BEGIN

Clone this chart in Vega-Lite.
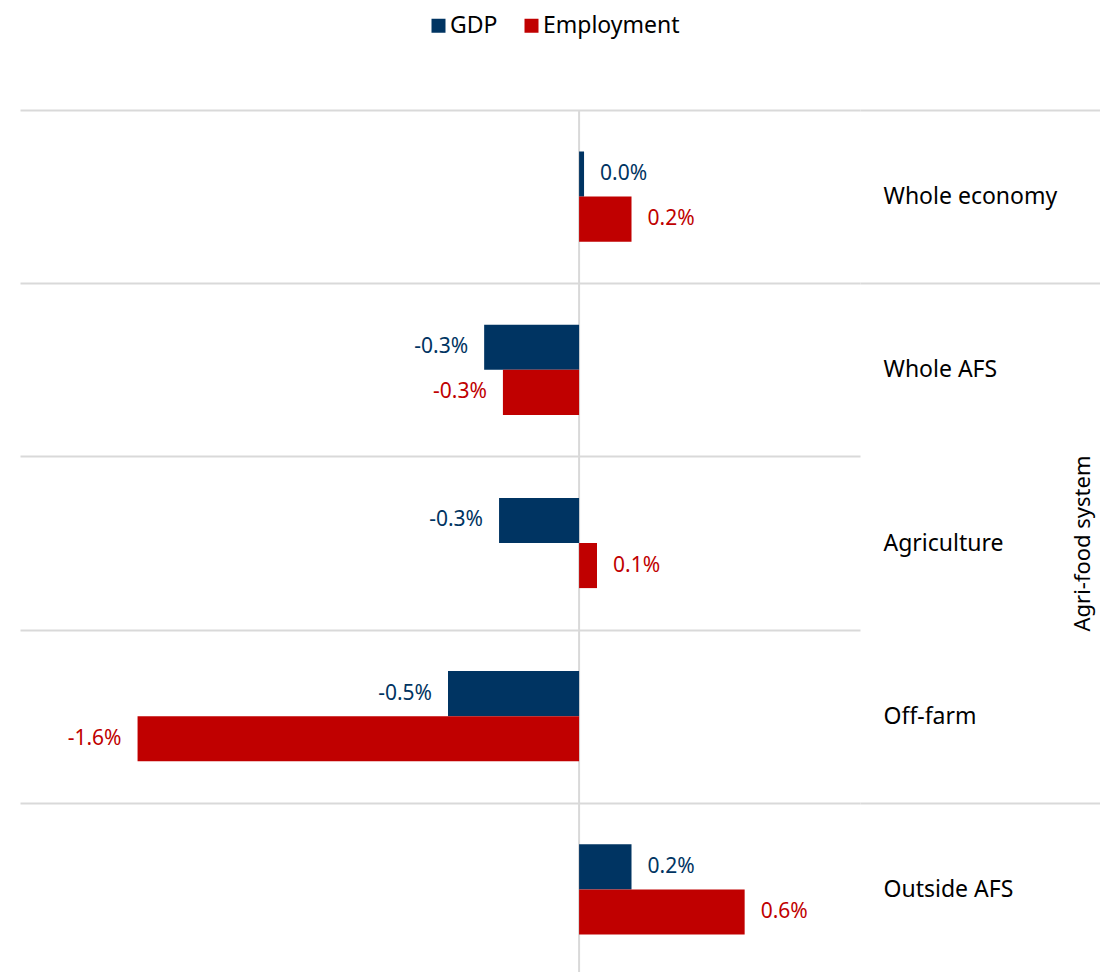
{
  "$schema": "https://vega.github.io/schema/vega-lite/v6.json",
  "width": 840,
  "height": 866,
  "autosize": {"type": "none"},
  "padding": {"left": 20, "top": 110, "right": 240, "bottom": 0},
  "background": "white",
  "config": {
    "view": {"stroke": null},
    "font": "Noto Sans",
    "locale": {"number": {"decimal": ".", "thousands": ",", "grouping": [3], "currency": ["$", ""], "minus": "-"}}
  },
  "data": {
    "values": [
      {"category": "Whole economy", "series": "GDP", "value": 0.00018},
      {"category": "Whole economy", "series": "Employment", "value": 0.0019},
      {"category": "Whole AFS", "series": "GDP", "value": -0.00344},
      {"category": "Whole AFS", "series": "Employment", "value": -0.00276},
      {"category": "Agriculture", "series": "GDP", "value": -0.0029},
      {"category": "Agriculture", "series": "Employment", "value": 0.00065},
      {"category": "Off-farm", "series": "GDP", "value": -0.00475},
      {"category": "Off-farm", "series": "Employment", "value": -0.016},
      {"category": "Outside AFS", "series": "GDP", "value": 0.0019},
      {"category": "Outside AFS", "series": "Employment", "value": 0.006}
    ]
  },
  "encoding": {
    "y": {
      "field": "category",
      "type": "nominal",
      "sort": ["Whole economy", "Whole AFS", "Agriculture", "Off-farm", "Outside AFS"],
      "scale": {"paddingInner": 0, "paddingOuter": 0},
      "axis": {
        "orient": "right",
        "title": "Agri-food system",
        "titleAngle": 270,
        "titleX": 222,
        "titleY": 433,
        "titleAlign": "center",
        "titleBaseline": "middle",
        "titleFontSize": 22,
        "titleFontWeight": "normal",
        "titleColor": "#000000",
        "domain": false,
        "tickBand": "extent",
        "ticks": true,
        "tickSize": 240,
        "tickWidth": 2,
        "tickColor": "#d9d9d9",
        "tickOpacity": {"expr": "datum.value == 'Whole AFS' || datum.value == 'Agriculture' ? 0 : 1"},
        "grid": true,
        "gridColor": "#d9d9d9",
        "gridWidth": 2,
        "labelPadding": -217,
        "labelFontSize": 23,
        "labelColor": "#000000",
        "labelAlign": "left",
        "labelBaseline": "middle"
      }
    }
  },
  "layer": [
    {
      "mark": {"type": "rule", "color": "#d9d9d9", "strokeWidth": 2},
      "data": {"values": [{"zero": 0}]},
      "encoding": {
        "x": {"field": "zero", "type": "quantitative", "scale": {"domain": [-0.02026, 0.01018], "nice": false, "zero": false}, "axis": null},
        "y": null
      }
    },
    {
      "mark": {"type": "bar"},
      "encoding": {
        "x": {"field": "value", "type": "quantitative", "scale": {"domain": [-0.02026, 0.01018], "nice": false, "zero": false}, "axis": null},
        "yOffset": {"field": "series", "type": "nominal", "sort": ["GDP", "Employment"], "scale": {"paddingInner": 0, "paddingOuter": 0.92}},
        "color": {
          "field": "series",
          "type": "nominal",
          "sort": ["GDP", "Employment"],
          "scale": {"domain": ["GDP", "Employment"], "range": ["#003462", "#C00000"]},
          "legend": {
            "title": null,
            "orient": "none",
            "direction": "horizontal",
            "legendX": 407,
            "legendY": -96,
            "symbolType": "square",
            "symbolSize": 196,
            "symbolStrokeWidth": 0,
            "symbolOpacity": 1,
            "labelFontSize": 23,
            "labelColor": "#000000",
            "labelOffset": 0,
            "columnPadding": 22,
            "padding": 0
          }
        }
      }
    },
    {
      "transform": [{"filter": "datum.value >= 0"}],
      "mark": {"type": "text", "align": "left", "baseline": "middle", "dx": 16, "fontSize": 21},
      "encoding": {
        "x": {"field": "value", "type": "quantitative", "scale": {"domain": [-0.02026, 0.01018], "nice": false, "zero": false}, "axis": null},
        "yOffset": {"field": "series", "type": "nominal", "sort": ["GDP", "Employment"], "scale": {"paddingInner": 0, "paddingOuter": 0.92}},
        "text": {"field": "value", "type": "quantitative", "format": ".1%"},
        "color": {"field": "series", "type": "nominal", "sort": ["GDP", "Employment"], "scale": {"domain": ["GDP", "Employment"], "range": ["#003462", "#C00000"]}, "legend": null}
      }
    },
    {
      "transform": [{"filter": "datum.value < 0"}],
      "mark": {"type": "text", "align": "right", "baseline": "middle", "dx": -16, "fontSize": 21},
      "encoding": {
        "x": {"field": "value", "type": "quantitative", "scale": {"domain": [-0.02026, 0.01018], "nice": false, "zero": false}, "axis": null},
        "yOffset": {"field": "series", "type": "nominal", "sort": ["GDP", "Employment"], "scale": {"paddingInner": 0, "paddingOuter": 0.92}},
        "text": {"field": "value", "type": "quantitative", "format": ".1%"},
        "color": {"field": "series", "type": "nominal", "sort": ["GDP", "Employment"], "scale": {"domain": ["GDP", "Employment"], "range": ["#003462", "#C00000"]}, "legend": null}
      }
    }
  ]
}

END

= SET EXERCISE =
Give an exact reproduction of every line, leaving out any picture.

= CORRECT OUTPUT =
Clone this chart in Vega-Lite.
{
  "$schema": "https://vega.github.io/schema/vega-lite/v6.json",
  "width": 840,
  "height": 866,
  "autosize": {"type": "none"},
  "padding": {"left": 20, "top": 110, "right": 240, "bottom": 0},
  "background": "white",
  "config": {
    "view": {"stroke": null},
    "font": "Noto Sans",
    "locale": {"number": {"decimal": ".", "thousands": ",", "grouping": [3], "currency": ["$", ""], "minus": "-"}}
  },
  "data": {
    "values": [
      {"category": "Whole economy", "series": "GDP", "value": 0.00018},
      {"category": "Whole economy", "series": "Employment", "value": 0.0019},
      {"category": "Whole AFS", "series": "GDP", "value": -0.00344},
      {"category": "Whole AFS", "series": "Employment", "value": -0.00276},
      {"category": "Agriculture", "series": "GDP", "value": -0.0029},
      {"category": "Agriculture", "series": "Employment", "value": 0.00065},
      {"category": "Off-farm", "series": "GDP", "value": -0.00475},
      {"category": "Off-farm", "series": "Employment", "value": -0.016},
      {"category": "Outside AFS", "series": "GDP", "value": 0.0019},
      {"category": "Outside AFS", "series": "Employment", "value": 0.006}
    ]
  },
  "encoding": {
    "y": {
      "field": "category",
      "type": "nominal",
      "sort": ["Whole economy", "Whole AFS", "Agriculture", "Off-farm", "Outside AFS"],
      "scale": {"paddingInner": 0, "paddingOuter": 0},
      "axis": {
        "orient": "right",
        "title": "Agri-food system",
        "titleAngle": 270,
        "titleX": 222,
        "titleY": 433,
        "titleAlign": "center",
        "titleBaseline": "middle",
        "titleFontSize": 22,
        "titleFontWeight": "normal",
        "titleColor": "#000000",
        "domain": false,
        "tickBand": "extent",
        "ticks": true,
        "tickSize": 240,
        "tickWidth": 2,
        "tickColor": "#d9d9d9",
        "tickOpacity": {"expr": "datum.value == 'Whole AFS' || datum.value == 'Agriculture' ? 0 : 1"},
        "grid": true,
        "gridColor": "#d9d9d9",
        "gridWidth": 2,
        "labelPadding": -217,
        "labelFontSize": 23,
        "labelColor": "#000000",
        "labelAlign": "left",
        "labelBaseline": "middle"
      }
    }
  },
  "layer": [
    {
      "mark": {"type": "rule", "color": "#d9d9d9", "strokeWidth": 2},
      "data": {"values": [{"zero": 0}]},
      "encoding": {
        "x": {"field": "zero", "type": "quantitative", "scale": {"domain": [-0.02026, 0.01018], "nice": false, "zero": false}, "axis": null},
        "y": null
      }
    },
    {
      "mark": {"type": "bar"},
      "encoding": {
        "x": {"field": "value", "type": "quantitative", "scale": {"domain": [-0.02026, 0.01018], "nice": false, "zero": false}, "axis": null},
        "yOffset": {"field": "series", "type": "nominal", "sort": ["GDP", "Employment"], "scale": {"paddingInner": 0, "paddingOuter": 0.92}},
        "color": {
          "field": "series",
          "type": "nominal",
          "sort": ["GDP", "Employment"],
          "scale": {"domain": ["GDP", "Employment"], "range": ["#003462", "#C00000"]},
          "legend": {
            "title": null,
            "orient": "none",
            "direction": "horizontal",
            "legendX": 407,
            "legendY": -96,
            "symbolType": "square",
            "symbolSize": 196,
            "symbolStrokeWidth": 0,
            "symbolOpacity": 1,
            "labelFontSize": 23,
            "labelColor": "#000000",
            "labelOffset": 0,
            "columnPadding": 22,
            "padding": 0
          }
        }
      }
    },
    {
      "transform": [{"filter": "datum.value >= 0"}],
      "mark": {"type": "text", "align": "left", "baseline": "middle", "dx": 16, "fontSize": 21},
      "encoding": {
        "x": {"field": "value", "type": "quantitative", "scale": {"domain": [-0.02026, 0.01018], "nice": false, "zero": false}, "axis": null},
        "yOffset": {"field": "series", "type": "nominal", "sort": ["GDP", "Employment"], "scale": {"paddingInner": 0, "paddingOuter": 0.92}},
        "text": {"field": "value", "type": "quantitative", "format": ".1%"},
        "color": {"field": "series", "type": "nominal", "sort": ["GDP", "Employment"], "scale": {"domain": ["GDP", "Employment"], "range": ["#003462", "#C00000"]}, "legend": null}
      }
    },
    {
      "transform": [{"filter": "datum.value < 0"}],
      "mark": {"type": "text", "align": "right", "baseline": "middle", "dx": -16, "fontSize": 21},
      "encoding": {
        "x": {"field": "value", "type": "quantitative", "scale": {"domain": [-0.02026, 0.01018], "nice": false, "zero": false}, "axis": null},
        "yOffset": {"field": "series", "type": "nominal", "sort": ["GDP", "Employment"], "scale": {"paddingInner": 0, "paddingOuter": 0.92}},
        "text": {"field": "value", "type": "quantitative", "format": ".1%"},
        "color": {"field": "series", "type": "nominal", "sort": ["GDP", "Employment"], "scale": {"domain": ["GDP", "Employment"], "range": ["#003462", "#C00000"]}, "legend": null}
      }
    }
  ]
}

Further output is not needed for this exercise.